Machine Learning of Reaction Properties via Learned Representations of the Condensed Graph of Reaction

Abstract

The estimation of chemical reaction properties such as activation energies, rates, or yields is a central topic of computational chemistry. In contrast to molecular properties, where machine learning approaches such as graph convolutional neural networks (GCNNs) have excelled for a wide variety of tasks, no general and transferable adaptations of GCNNs for reactions have been developed yet. We therefore combined a popular cheminformatics reaction representation, the so-called condensed graph of reaction (CGR), with a recent GCNN architecture to arrive at a versatile, robust, and compact deep learning model. The CGR is a superposition of the reactant and product graphs of a chemical reaction and thus an ideal input for graph-based machine learning approaches. The model learns to create a data-driven, task-dependent reaction embedding that does not rely on expert knowledge, similar to current molecular GCNNs. Our approach outperforms current state-of-the-art models in accuracy, is applicable even to imbalanced reactions, and possesses excellent predictive capabilities for diverse target properties, such as activation energies, reaction enthalpies, rate constants, yields, or reaction classes. We furthermore curated a large set of atom-mapped reactions along with their target properties, which can serve as benchmark data sets for future work.
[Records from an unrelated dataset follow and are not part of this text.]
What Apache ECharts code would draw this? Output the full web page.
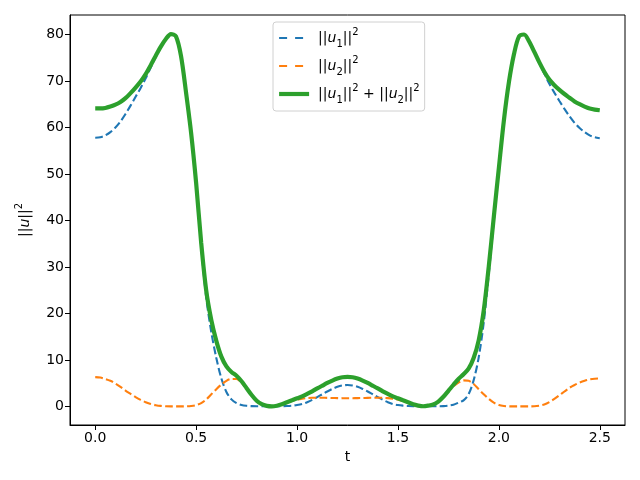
<!DOCTYPE html>
<html><head><meta charset="utf-8">
<script src="https://cdn.jsdelivr.net/npm/echarts@6/dist/echarts.min.js"></script>
<style>html,body{margin:0;padding:0;background:#fff}#c{width:640px;height:480px}</style>
</head><body><div id="c"></div>
<script>
// sampling step of t (0 .. 2.5)
const tStep = 0.025;
// ||u1||^2
const u1 = [57.8, 57.9, 58.3, 59.0, 60.0, 61.3, 62.9, 64.7, 66.6, 68.5, 70.6, 72.9, 75.2, 77.3, 79.0, 80.1, 79.6, 75.4, 67.5, 58.8,
  47.8, 34.5, 23.4, 16.0, 10.4, 6.0, 3.1, 1.5, 0.7, 0.3, 0.12, 0.05, 0.02, 0.01, 0.01, 0.01, 0.02, 0.04, 0.08, 0.15,
  0.28, 0.5, 0.9, 1.4, 2.0, 2.6, 3.2, 3.75, 4.2, 4.5, 4.6,
  4.5, 4.2, 3.75, 3.2, 2.6, 2.0, 1.4, 0.9, 0.5, 0.28, 0.15, 0.08, 0.04, 0.02, 0.01, 0.01, 0.01, 0.03, 0.06, 0.15,
  0.35, 0.8, 1.3, 2.6, 5.6, 10.5, 18.0, 28.5, 40.0, 51.0, 61.5, 69.8, 75.8, 79.6, 80.0, 78.5, 76.3, 73.9, 71.6, 69.4,
  67.5, 65.7, 64.0, 62.4, 61.0, 59.9, 59.0, 58.3, 57.9, 57.7];
// ||u2||^2
const u2 = [6.3, 6.2, 5.9, 5.5, 4.9, 4.2, 3.4, 2.7, 2.0, 1.4, 0.9, 0.5, 0.25, 0.1, 0.03, 0.0, 0.0, 0.0, 0.02, 0.08,
  0.25, 0.7, 1.5, 2.6, 3.7, 4.7, 5.5, 5.9, 5.9, 5.1, 3.8, 2.4, 1.2, 0.45, 0.1, 0.0, 0.12, 0.4, 0.8, 1.15,
  1.45, 1.65, 1.78, 1.84, 1.86, 1.85, 1.83, 1.8, 1.78, 1.76, 1.75,
  1.76, 1.78, 1.8, 1.83, 1.85, 1.86, 1.84, 1.78, 1.65, 1.45, 1.15, 0.8, 0.4, 0.15, 0.01, 0.15, 0.4, 1.0, 2.0, 3.2,
  4.3, 5.1, 5.6, 5.5, 4.8, 3.7, 2.6, 1.6, 0.8, 0.3, 0.08, 0.01, 0.0, 0.0, 0.0, 0.0, 0.03, 0.15, 0.4, 0.9,
  1.6, 2.4, 3.2, 4.0, 4.6, 5.1, 5.5, 5.8, 5.95, 6.0];
const xTicks = [0, 0.5, 1, 1.5, 2, 2.5];
const yTicks = [0, 10, 20, 30, 40, 50, 60, 70, 80];
const seriesNames = ['u1', 'u2', 'sum'];

const t = u1.map((_, i) => +(i * tStep).toFixed(3));
const total = u1.map((v, i) => +(v + u2[i]).toFixed(3));

const font = 'DejaVu Sans';
const rich = {
  g: { width: 4, lineHeight: 22 },
  n: { fontFamily: font, fontSize: 14, color: '#000', lineHeight: 22 },
  i: { fontFamily: font, fontSize: 14, fontStyle: 'italic', color: '#000', lineHeight: 22 },
  sub: { fontFamily: font, fontSize: 10, color: '#000', lineHeight: 12, verticalAlign: 'bottom' },
  sup: { fontFamily: font, fontSize: 10, color: '#000', lineHeight: 12, verticalAlign: 'top' }
};
const labels = {
  u1: '{n|||}{i|u}{sub|1}{n|||}{sup|2}',
  u2: '{n|||}{i|u}{sub|2}{n|||}{sup|2}',
  sum: '{n|||}{i|u}{sub|1}{n|||}{sup|2}{n| + ||}{i|u}{sub|2}{n|||}{sup|2}'
};
const colors = ['#1f77b4', '#ff7f0e', '#2ca02c'];
const lineStyles = [
  { width: 2.1, type: [7.7, 3.3] },
  { width: 2.1, type: [7.7, 3.3] },
  { width: 4.2, type: 'solid' }
];
const data = [u1, u2, total];

const chart = echarts.init(document.getElementById('c'), null, { renderer: 'canvas' });
chart.setOption({
  animation: false,
  backgroundColor: '#fff',
  grid: { left: 70, right: 15, top: 15, bottom: 55, show: true, borderColor: '#000', borderWidth: 1, backgroundColor: 'transparent' },
  legend: {
    orient: 'vertical', left: 273, top: 22,
    itemWidth: 30, itemHeight: 14, itemGap: 6,
    padding: [5, 5, 6, 4],
    backgroundColor: 'rgba(255,255,255,0.8)', borderColor: '#d0d0d0', borderWidth: 1, borderRadius: 3,
    itemStyle: { opacity: 0 },
    data: seriesNames.map((nm, k) => ({
      name: nm,
      lineStyle: { width: lineStyles[k].width, type: k < 2 ? [8, 8] : 'solid', color: colors[k] }
    })),
    formatter: name => '{g|}' + labels[name],
    textStyle: { rich: rich, fontFamily: font, fontSize: 14 }
  },
  xAxis: {
    type: 'value', min: -0.125, max: 2.625,
    name: 't', nameLocation: 'middle', nameGap: 25,
    nameTextStyle: { fontFamily: font, fontSize: 14, color: '#000' },
    axisLine: { show: true, onZero: false, lineStyle: { color: '#000', width: 1 } },
    axisTick: { show: true, inside: false, length: 5, lineStyle: { color: '#000' }, customValues: xTicks },
    axisLabel: { customValues: xTicks, formatter: v => v.toFixed(1), fontFamily: font, fontSize: 14, color: '#000', margin: 6 },
    splitLine: { show: false }
  },
  yAxis: {
    type: 'value', min: -4.01, max: 84.2,
    name: labels.u1.replace('{sub|1}', ''), nameLocation: 'middle', nameRotate: 90, nameGap: 34,
    nameTextStyle: { rich: rich, fontFamily: font, fontSize: 14, color: '#000' },
    axisLine: { show: true, onZero: false, lineStyle: { color: '#000', width: 1 } },
    axisTick: { show: true, inside: false, length: 5, lineStyle: { color: '#000' }, customValues: yTicks },
    axisLabel: { customValues: yTicks, fontFamily: font, fontSize: 14, color: '#000', margin: 6 },
    splitLine: { show: false }
  },
  series: seriesNames.map((nm, k) => ({
    name: nm, type: 'line',
    data: t.map((x, i) => [x, data[k][i]]),
    showSymbol: false, symbol: 'none',
    smooth: 0.3,
    color: colors[k],
    lineStyle: Object.assign({ color: colors[k] }, lineStyles[k]),
    z: 2 + k
  }))
});
</script>
</body></html>
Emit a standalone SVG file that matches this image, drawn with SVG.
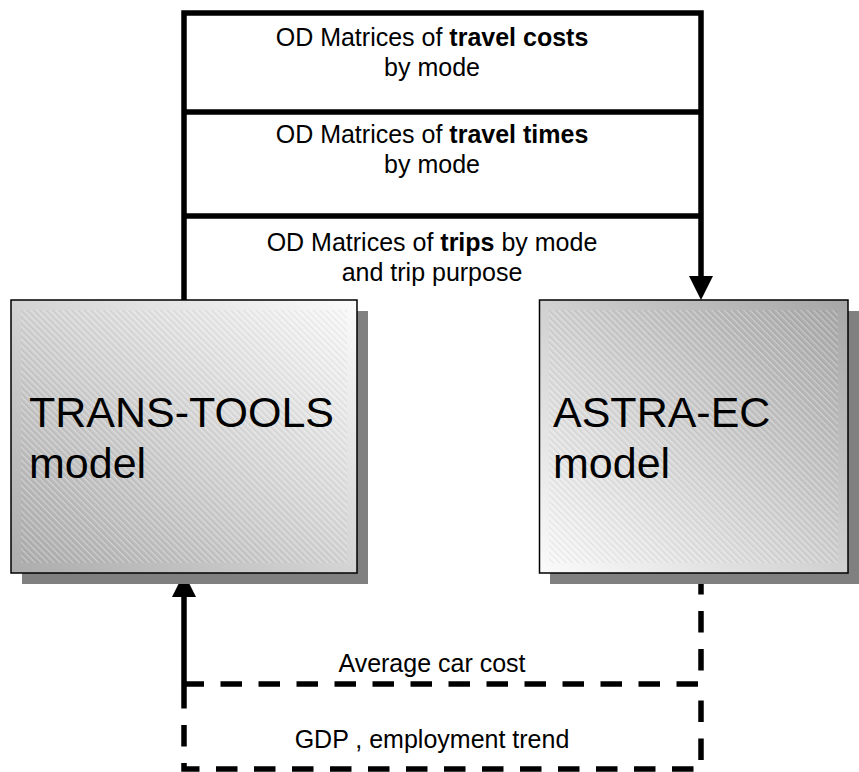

All data sets and the developed reaction GCNN model are available online, free of charge, and open source.

Figure 1

Schematic depiction of the CGR (middle) for the dissociation of water, constructed from the atom-mapped reactants (right) and the atom-mapped products (left). (Top) Example of balanced reaction. (Bottom) Example of imbalanced reaction. In the CGR, each atom and each bond has two labels, one corresponding to the reactants and another to the products. For imbalanced reactions, the features of an imbalanced atom can either be imputed or set to zero (indicated by the striped area).

Figure 2

Architecture of a standard graph convolutional neural net (top) and adaption to reactions via input of the condensed graph of reaction (bottom). Each atom and bond fingerprint now consists of two parts, one describing the reactants (gray) and the other the products (red). If a bond does not exist in reactants or products, the corresponding parts of the fingerprint (white, crossed out) are set to zero. If an atom is missing in an imbalanced reactions, its features can be either imputed or set to zero. The white vectors correspond to the hidden atomic and molecular representations.

Figure 3

Comparison of test set R² scores between different models for the ωB97X-D3 computational activation energy data set with pretraining on B97-D3 activation energies. Error bars correspond to the standard deviation between five folds. Best model system highlighted in red; line corresponds to best performance.

Figure 4

Comparison of test set R² scores between different models for the E2/S_N2 computational activation energy data set. Error bars correspond to the standard deviation between five folds. Best model system highlighted in red; line corresponds to best performance.

Figure 5

Comparison of test set R² scores between different models for the S_NAr experimental activation energy data set. Error bars correspond to the standard deviation between five folds. Best model system highlighted in red; line corresponds to best performance.

Figure 6

Mean absolute errors of the CGR GCNN model on subsets of the E_a ωB97X-D3 data set without pretraining.

Figure 7

Comparison of test set R² scores between different models for the computational rate constants data set. Error bars correspond to the standard deviation between five folds. Best model system highlighted in red; line corresponds to best performance.

Figure 8

Comparison of test set R² scores between different models for the experimental phosphatase reaction yield data set. Error bars correspond to the standard deviation between five folds. Best model system highlighted in red; line corresponds to best performance.

Figure 9

Comparison of accuracies between different models for the classification of name reactions via the USPTO-1K-TPL data set (top) or the Pistachio data set (bottom). Error bars correspond to the standard deviation between five folds. The red dot and line correspond to the performance achieved by ref (52).